The presentation of the prize and Professor Tobin’s public lecture, “The Duchess’s Shells: Accumulation, Exchange, and Regimes of Value in Natural History Collecting,” took place on 7 February, 2007.
The outside reader on the Glasscock Book Prize committee, Stacy Wolf, professor of theatre at the University of Texas, made a presentation entitled “‘We’re Not in Kansas Anymore’: The Broadway Musical, Women, and Wicked.”

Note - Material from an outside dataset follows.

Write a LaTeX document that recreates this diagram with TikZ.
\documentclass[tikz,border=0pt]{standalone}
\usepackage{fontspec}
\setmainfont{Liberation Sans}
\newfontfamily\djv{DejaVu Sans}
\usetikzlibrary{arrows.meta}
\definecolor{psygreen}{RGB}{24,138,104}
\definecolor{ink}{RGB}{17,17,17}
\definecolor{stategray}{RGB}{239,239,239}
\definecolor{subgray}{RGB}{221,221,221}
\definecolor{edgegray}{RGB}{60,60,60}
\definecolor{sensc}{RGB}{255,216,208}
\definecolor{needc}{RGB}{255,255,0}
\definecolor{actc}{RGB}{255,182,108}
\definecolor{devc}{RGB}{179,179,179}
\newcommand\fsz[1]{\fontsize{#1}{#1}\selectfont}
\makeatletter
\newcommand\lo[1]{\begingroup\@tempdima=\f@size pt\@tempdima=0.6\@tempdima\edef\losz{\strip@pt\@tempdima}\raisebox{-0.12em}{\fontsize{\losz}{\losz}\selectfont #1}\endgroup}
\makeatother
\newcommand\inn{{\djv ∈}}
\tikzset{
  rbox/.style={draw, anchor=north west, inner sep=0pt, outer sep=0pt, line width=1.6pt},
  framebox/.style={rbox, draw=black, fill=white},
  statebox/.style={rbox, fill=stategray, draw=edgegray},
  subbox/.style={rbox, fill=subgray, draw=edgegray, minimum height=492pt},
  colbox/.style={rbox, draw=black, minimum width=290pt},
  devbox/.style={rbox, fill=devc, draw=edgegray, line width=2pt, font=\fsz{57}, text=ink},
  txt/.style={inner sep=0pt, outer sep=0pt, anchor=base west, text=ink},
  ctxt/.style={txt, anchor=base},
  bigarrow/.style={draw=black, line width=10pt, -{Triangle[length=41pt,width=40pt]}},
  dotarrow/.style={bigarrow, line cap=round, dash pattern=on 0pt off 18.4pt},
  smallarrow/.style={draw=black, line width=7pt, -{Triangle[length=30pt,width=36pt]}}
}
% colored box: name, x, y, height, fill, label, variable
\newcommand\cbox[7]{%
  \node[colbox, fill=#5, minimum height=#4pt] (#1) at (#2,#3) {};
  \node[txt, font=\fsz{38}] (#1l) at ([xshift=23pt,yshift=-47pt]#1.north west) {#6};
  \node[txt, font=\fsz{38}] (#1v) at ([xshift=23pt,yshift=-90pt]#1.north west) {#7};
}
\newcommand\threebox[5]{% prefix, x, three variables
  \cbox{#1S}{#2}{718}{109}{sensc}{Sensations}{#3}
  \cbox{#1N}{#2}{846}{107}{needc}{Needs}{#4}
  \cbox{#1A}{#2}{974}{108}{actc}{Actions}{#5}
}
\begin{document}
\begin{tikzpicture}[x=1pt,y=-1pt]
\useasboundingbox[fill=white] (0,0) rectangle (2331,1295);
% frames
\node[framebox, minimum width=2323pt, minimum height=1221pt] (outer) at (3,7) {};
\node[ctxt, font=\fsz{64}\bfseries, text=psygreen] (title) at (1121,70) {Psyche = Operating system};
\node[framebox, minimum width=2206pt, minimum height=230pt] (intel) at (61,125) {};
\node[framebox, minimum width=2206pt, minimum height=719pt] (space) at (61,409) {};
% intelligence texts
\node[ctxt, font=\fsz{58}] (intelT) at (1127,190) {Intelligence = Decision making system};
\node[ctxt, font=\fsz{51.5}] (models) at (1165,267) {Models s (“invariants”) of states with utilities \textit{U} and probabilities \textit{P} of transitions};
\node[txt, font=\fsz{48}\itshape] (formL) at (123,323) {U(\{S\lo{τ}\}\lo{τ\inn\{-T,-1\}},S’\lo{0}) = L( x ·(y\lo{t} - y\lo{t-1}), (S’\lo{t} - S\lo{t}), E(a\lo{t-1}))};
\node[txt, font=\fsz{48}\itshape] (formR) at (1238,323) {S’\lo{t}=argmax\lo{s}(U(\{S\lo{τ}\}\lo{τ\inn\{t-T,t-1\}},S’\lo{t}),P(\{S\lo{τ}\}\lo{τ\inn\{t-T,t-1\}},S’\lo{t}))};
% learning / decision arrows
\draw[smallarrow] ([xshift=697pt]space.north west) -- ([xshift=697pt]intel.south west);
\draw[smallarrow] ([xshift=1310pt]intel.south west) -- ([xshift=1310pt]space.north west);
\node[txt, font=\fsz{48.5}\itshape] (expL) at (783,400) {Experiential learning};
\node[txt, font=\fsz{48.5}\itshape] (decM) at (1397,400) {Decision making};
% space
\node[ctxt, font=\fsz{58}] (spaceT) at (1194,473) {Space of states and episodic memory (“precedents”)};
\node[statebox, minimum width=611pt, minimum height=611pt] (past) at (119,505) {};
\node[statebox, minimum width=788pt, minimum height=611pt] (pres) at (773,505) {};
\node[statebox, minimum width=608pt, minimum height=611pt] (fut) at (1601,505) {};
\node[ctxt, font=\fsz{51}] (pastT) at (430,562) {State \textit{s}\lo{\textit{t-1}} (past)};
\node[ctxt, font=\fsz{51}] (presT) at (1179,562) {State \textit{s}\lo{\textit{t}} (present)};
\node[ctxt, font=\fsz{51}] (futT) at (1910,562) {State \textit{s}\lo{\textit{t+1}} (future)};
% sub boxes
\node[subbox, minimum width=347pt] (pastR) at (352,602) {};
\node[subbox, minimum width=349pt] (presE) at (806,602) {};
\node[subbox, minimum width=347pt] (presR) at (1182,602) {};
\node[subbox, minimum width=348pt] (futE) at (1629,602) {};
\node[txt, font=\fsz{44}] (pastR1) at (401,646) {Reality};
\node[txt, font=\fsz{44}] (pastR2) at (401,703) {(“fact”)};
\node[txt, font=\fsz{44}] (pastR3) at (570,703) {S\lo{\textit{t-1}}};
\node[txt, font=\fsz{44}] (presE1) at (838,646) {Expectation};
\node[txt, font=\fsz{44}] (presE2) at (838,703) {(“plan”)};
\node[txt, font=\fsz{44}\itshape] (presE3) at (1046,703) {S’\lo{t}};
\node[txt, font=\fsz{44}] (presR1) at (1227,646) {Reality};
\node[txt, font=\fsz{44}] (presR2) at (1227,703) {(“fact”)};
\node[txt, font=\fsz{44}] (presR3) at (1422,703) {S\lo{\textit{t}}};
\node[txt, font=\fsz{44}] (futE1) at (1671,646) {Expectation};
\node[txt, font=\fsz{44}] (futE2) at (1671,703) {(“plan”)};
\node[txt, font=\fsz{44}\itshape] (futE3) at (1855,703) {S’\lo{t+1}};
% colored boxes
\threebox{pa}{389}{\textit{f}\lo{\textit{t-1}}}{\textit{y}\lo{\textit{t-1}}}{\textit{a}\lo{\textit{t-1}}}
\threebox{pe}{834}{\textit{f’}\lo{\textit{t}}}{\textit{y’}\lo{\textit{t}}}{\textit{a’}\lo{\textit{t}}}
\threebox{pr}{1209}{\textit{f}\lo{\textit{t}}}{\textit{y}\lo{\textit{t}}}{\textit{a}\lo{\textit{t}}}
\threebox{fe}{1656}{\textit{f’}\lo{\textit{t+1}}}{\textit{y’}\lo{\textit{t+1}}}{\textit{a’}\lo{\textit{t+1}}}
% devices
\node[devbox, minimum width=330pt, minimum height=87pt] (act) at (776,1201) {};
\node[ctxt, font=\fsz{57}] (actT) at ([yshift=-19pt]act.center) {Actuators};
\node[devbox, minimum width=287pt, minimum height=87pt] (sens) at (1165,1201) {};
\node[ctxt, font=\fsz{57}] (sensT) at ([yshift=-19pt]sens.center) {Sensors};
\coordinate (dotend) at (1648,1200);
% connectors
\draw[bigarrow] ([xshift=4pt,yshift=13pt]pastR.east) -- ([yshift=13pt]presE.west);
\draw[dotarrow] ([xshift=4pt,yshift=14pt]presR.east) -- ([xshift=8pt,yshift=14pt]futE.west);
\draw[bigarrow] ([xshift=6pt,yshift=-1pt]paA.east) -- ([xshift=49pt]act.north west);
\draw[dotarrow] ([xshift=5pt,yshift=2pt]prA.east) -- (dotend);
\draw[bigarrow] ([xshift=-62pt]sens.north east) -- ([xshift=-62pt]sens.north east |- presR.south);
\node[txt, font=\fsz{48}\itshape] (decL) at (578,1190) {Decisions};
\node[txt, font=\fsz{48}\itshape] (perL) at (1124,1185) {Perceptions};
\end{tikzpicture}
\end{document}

Seventh Annual Book Prize (2005)
Anthony Harkins, Assistant Professor of History, Western Kentucky University, for his book Hillbilly: A Cultural History of an American Icon, (Oxford University Press, 2004). He presented a paper entitled, “”‘Flyover Country’ and the Politics of Imagining the ‘Middle of Nowhere.'”
The outside reader on the Glasscock Book Prize committee, William Cohen, professor of English at the University of Maryland, made a presentation entitled “Inside Hopkins.”

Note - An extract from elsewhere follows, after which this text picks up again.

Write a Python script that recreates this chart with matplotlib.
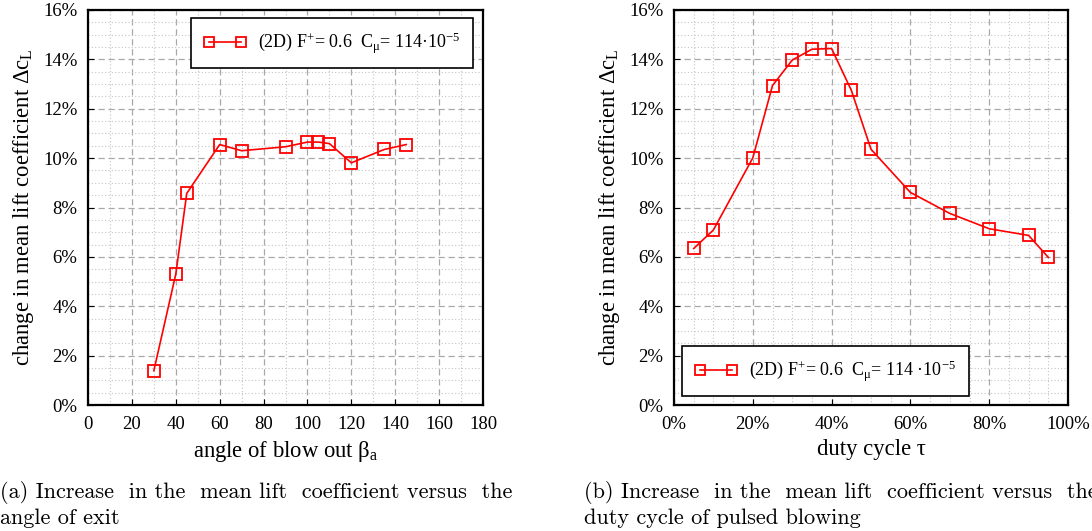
import matplotlib
matplotlib.use("Agg")
import matplotlib.pyplot as plt
from matplotlib.ticker import MultipleLocator, FuncFormatter

# ---- data ----
angle = [30, 40, 45, 60, 70, 90, 100, 105, 110, 120, 135, 145]
dcl_angle = [1.39, 5.30, 8.57, 10.55, 10.30, 10.46, 10.65, 10.65, 10.59, 9.81, 10.35, 10.55]

duty = [5, 10, 20, 25, 30, 35, 40, 45, 50, 60, 70, 80, 90, 95]
dcl_duty = [6.34, 7.09, 10.01, 12.94, 13.97, 14.41, 14.44, 12.75, 10.36, 8.61, 7.76, 7.14, 6.87, 5.98]

legend_a = r"(2D) F$^{+}$= 0.6  C$_{\mathrm{μ}}$= 114·10$^{-5}$"
legend_b = r"(2D) F$^{+}$= 0.6  C$_{\mathrm{μ}}$= 114 ·10$^{-5}$"
ylabel = r"change in mean lift coefficient Δc$_{\mathrm{L}}$"
xlabel_a = r"angle of blow out β$_{\mathrm{a}}$"
xlabel_b = "duty cycle τ"
caption_a = ["(a) Increase  in the  mean lift  coefficient versus  the", "angle of exit"]
caption_b = ["(b) Increase  in the  mean lift  coefficient versus  the", "duty cycle of pulsed blowing"]

plt.rcParams['font.family'] = ['Liberation Serif', 'DejaVu Serif']
plt.rcParams['mathtext.fontset'] = 'custom'
plt.rcParams['mathtext.rm'] = 'Liberation Serif'
plt.rcParams['mathtext.it'] = 'Liberation Serif:italic'

W, H = 1092, 531
fig = plt.figure(figsize=(W / 100, H / 100), dpi=100)

def fx(px):
    return px / W

def fy(py):
    return 1 - py / H

ax1 = fig.add_axes([fx(88), fy(405), fx(483 - 88), (405 - 10) / H])
ax2 = fig.add_axes([fx(674), fy(405), fx(1068 - 674), (405 - 10) / H])

red = '#ff0000'
style = dict(color=red, lw=1.2, marker='s', markersize=8, markerfacecolor='none',
             markeredgecolor=red, markeredgewidth=1.3)

l1, = ax1.plot(angle, dcl_angle, label=legend_a, **style)
l2, = ax2.plot(duty, dcl_duty, label=legend_b, **style)

pct = FuncFormatter(lambda v, p: f"{v:.0f}%")

for ax in (ax1, ax2):
    ax.set_ylim(0, 16)
    ax.yaxis.set_major_locator(MultipleLocator(2))
    ax.yaxis.set_minor_locator(MultipleLocator(0.5))
    ax.yaxis.set_major_formatter(pct)
    ax.grid(which='major', color='#a8a8a8', ls=(0, (5, 3)), lw=0.9)
    ax.grid(which='minor', color='#c4c4c4', ls=(0, (1, 2)), lw=0.8)
    ax.set_axisbelow(True)
    ax.tick_params(which='both', direction='in', labelsize=13.5, length=4, width=0.8)
    ax.tick_params(axis='y', pad=7.5)
    ax.tick_params(axis='x', pad=8)
    ax.tick_params(which='minor', length=0)
    for s in ax.spines.values():
        s.set_linewidth(1.6)
        s.set_color('black')
    ax.set_ylabel(ylabel, fontsize=16.3, labelpad=5)

ax1.set_xlim(0, 180)
ax1.xaxis.set_major_locator(MultipleLocator(20))
ax1.xaxis.set_minor_locator(MultipleLocator(10))
ax1.set_xlabel(xlabel_a, fontsize=16.3, labelpad=4)

ax2.set_xlim(0, 100)
ax2.xaxis.set_major_locator(MultipleLocator(20))
ax2.xaxis.set_minor_locator(MultipleLocator(5))
ax2.xaxis.set_major_formatter(pct)
ax2.set_xlabel(xlabel_b, fontsize=16.3, labelpad=4)

leg_kw = dict(fontsize=13, frameon=True, fancybox=False, edgecolor='black', framealpha=1,
              numpoints=2, handlelength=2.4, borderaxespad=0, borderpad=0.68,
              handletextpad=0.65, markerscale=0.85, bbox_transform=fig.transFigure)
lg1 = ax1.legend(handles=[l1], loc='upper right', bbox_to_anchor=(fx(473), fy(18)), **leg_kw)
lg2 = ax2.legend(handles=[l2], loc='lower left', bbox_to_anchor=(fx(682), fy(396)), **leg_kw)
for lg in (lg1, lg2):
    lg.get_frame().set_linewidth(1.2)

cap_kw = dict(fontsize=16, family='cmr10', va='center', ha='left')
fig.text(fx(0), fy(493), caption_a[0], **cap_kw)
fig.text(fx(0), fy(518), caption_a[1], **cap_kw)
fig.text(fx(584), fy(493), caption_b[0], **cap_kw)
fig.text(fx(584), fy(518), caption_b[1], **cap_kw)

fig.savefig("out.png", dpi=100)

Sixth Annual Book Prize (2004)
Jay Clayton, William R. Kenan, Jr. Professor and Chair of the Department of English at Vanderbilt University for his book Charles Dickens in Cyberspace: The Afterlife of the Nineteenth Century in Postmodern Culture, (Oxford University Press, 2003). He presented a paper entitled, “Crimes of the Genome: Literature and the Gene for Violence.”

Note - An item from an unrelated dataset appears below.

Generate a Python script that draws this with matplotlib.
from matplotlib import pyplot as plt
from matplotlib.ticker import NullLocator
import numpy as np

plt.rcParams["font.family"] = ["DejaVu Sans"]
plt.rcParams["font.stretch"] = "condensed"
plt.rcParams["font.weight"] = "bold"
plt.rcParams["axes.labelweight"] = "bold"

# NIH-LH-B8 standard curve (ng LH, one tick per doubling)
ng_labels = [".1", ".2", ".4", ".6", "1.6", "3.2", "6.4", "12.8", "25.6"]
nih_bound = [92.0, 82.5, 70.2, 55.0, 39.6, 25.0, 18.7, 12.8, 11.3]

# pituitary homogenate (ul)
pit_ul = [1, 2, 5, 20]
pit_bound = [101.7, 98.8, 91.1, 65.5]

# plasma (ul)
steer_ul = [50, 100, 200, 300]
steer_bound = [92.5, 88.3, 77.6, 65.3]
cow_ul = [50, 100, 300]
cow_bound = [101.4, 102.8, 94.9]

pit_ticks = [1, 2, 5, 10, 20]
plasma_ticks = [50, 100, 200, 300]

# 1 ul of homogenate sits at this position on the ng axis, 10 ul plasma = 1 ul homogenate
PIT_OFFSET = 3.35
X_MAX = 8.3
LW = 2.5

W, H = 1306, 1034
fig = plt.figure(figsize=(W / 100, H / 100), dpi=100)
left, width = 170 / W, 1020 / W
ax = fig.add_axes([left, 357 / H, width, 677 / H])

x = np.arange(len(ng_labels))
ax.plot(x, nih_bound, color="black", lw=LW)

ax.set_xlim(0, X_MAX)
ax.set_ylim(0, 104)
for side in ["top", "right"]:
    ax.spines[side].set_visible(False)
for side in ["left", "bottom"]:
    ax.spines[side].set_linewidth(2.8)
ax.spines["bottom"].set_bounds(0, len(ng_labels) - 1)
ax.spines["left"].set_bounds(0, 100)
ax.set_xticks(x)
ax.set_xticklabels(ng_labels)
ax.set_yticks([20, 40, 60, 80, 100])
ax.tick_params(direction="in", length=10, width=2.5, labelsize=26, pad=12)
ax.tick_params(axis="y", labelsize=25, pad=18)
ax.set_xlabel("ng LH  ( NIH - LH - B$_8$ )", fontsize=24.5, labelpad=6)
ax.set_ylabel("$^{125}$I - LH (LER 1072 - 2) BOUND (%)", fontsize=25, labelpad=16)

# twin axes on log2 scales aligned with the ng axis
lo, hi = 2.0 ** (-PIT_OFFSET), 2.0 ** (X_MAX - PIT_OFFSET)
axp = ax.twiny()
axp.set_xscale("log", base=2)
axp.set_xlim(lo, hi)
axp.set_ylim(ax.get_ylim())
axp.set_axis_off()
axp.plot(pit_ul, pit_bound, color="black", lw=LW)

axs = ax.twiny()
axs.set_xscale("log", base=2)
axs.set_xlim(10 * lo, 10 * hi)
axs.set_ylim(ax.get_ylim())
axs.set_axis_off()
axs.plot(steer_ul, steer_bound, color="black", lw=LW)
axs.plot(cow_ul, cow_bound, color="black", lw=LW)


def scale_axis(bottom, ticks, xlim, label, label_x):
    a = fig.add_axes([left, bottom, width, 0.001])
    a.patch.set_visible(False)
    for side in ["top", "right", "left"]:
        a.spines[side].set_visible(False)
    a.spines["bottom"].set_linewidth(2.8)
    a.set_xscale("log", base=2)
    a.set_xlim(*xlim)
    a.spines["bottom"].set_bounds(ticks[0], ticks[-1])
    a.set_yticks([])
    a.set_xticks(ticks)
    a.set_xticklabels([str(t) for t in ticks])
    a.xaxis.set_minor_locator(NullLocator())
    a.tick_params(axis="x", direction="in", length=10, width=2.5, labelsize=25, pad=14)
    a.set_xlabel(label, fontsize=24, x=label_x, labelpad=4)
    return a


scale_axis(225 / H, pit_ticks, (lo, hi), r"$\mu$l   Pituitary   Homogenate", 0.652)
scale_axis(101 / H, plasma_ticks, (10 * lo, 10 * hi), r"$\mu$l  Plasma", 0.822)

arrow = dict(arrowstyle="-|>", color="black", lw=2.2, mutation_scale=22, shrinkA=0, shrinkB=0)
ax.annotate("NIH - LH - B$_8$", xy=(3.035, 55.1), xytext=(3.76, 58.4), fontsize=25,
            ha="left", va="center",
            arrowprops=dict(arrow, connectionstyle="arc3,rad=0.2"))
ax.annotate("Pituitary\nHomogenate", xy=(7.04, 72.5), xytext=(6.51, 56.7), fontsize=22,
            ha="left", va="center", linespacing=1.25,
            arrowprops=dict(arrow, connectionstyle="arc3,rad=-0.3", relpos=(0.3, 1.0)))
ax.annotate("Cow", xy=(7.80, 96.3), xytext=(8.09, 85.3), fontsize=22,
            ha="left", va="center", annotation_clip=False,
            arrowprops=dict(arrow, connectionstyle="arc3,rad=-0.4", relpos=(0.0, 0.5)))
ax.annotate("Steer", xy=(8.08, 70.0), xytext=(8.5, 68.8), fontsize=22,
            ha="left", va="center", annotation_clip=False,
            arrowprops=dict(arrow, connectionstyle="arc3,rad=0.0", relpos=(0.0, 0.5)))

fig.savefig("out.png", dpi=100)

The outside reader on the Glasscock Book Prize committee, Debbie Nelson, professor at the University of Chicago, made a presentation entitled “Cold Comfort: Simone Weil in Postwar America.”
Fifth Annual Book Prize (2003)
Debbie Lee, Assistant Professor of English at Washington State University, for her book Slavery and the Romantic Imagination(University of Pennsylvania Press, 2002). She presented a public lecture entitled, “Imperialism and Impostors: The Notorious Case of Princess Caraboo.”
The outside reader on the Glasscock Book Prize committee, Brian Cowan, Assistant Professor, Department of History, Yale University, made a presentation titled “An Open Elite: Virtuosity and Peculiarities of English Connoisseurship.”
Fourth Annual Book Prize (2002)
Keith Wailoo, of the Department of History and the Institute for Health, Health Care Policy, and Aging Research at Rutgers University, for his book Dying in the City of the Blues: Sickle Cell Anemia and the Politics of Race and Health (The University of North Carolina Press, 2001). He presented a public lecture entitled, “From White Plague to Black Death: The Strange Career of Race & Cancer in 20th Century America.”
The outside reader on the Glasscock Book Prize committee, Audrey Jaffe, Center for Cultural Studies, UC-Santa Cruz, made a presentation titled “Bodies on the Line: Figures of Nineteenth-Century Studies.”
Third Annual Book Prize (2001)
Daniel Albright, Richard L. Turner Professor in the Humanities, University of Rochester, for his book Untwisting the Serpent: Modernism in Music, Literature, and Other Arts (The University of Chicago Press, 2000). He presented a public lecture entitled “Noble Savages in Armani Suits: Poetry, Painting, and Music in Late Twentieth-Century America.”
The outside reader on the Glasscock Book Prize committee, Samuel Gladden, Assistant Professor of English at the University of Northern Iowa, also made a presentation titled “Lacunae and Textual Summation: Absences, Gaps, and Other Sexy Spaces in the British Nineteenth Century.”
Second Annual Book Prize (2000)
Mary Baine Campbell, Professor of English at Brandeis University, for her book, Wonder and Science: Imagining Worlds in Early Modern Europe (Cornell University Press, 1999). She accepted the award and delivered a public lecture entitled “Dreaming, Motion, Meaning: Oneiric Transport in Seventeenth-Century England.” Wonder and Science also won the Modern Language Associations James Russell Lowell Prize in 2001. Dr. Campbell also received a Guggenheim Foundation Fellowship for her research in 2002.
First Annual Book Prize (1999)
Dana D. Nelson, Professor of English and Social Theory at the University of Kentucky, for her book, National Manhood: Capitalist Citizenship and the Imagined Fraternity of White Men (Duke University Press, 1998). She accepted the award and delivered a public lecture entitled “Representative/Democracy: Presidential Management and Civic Identity.”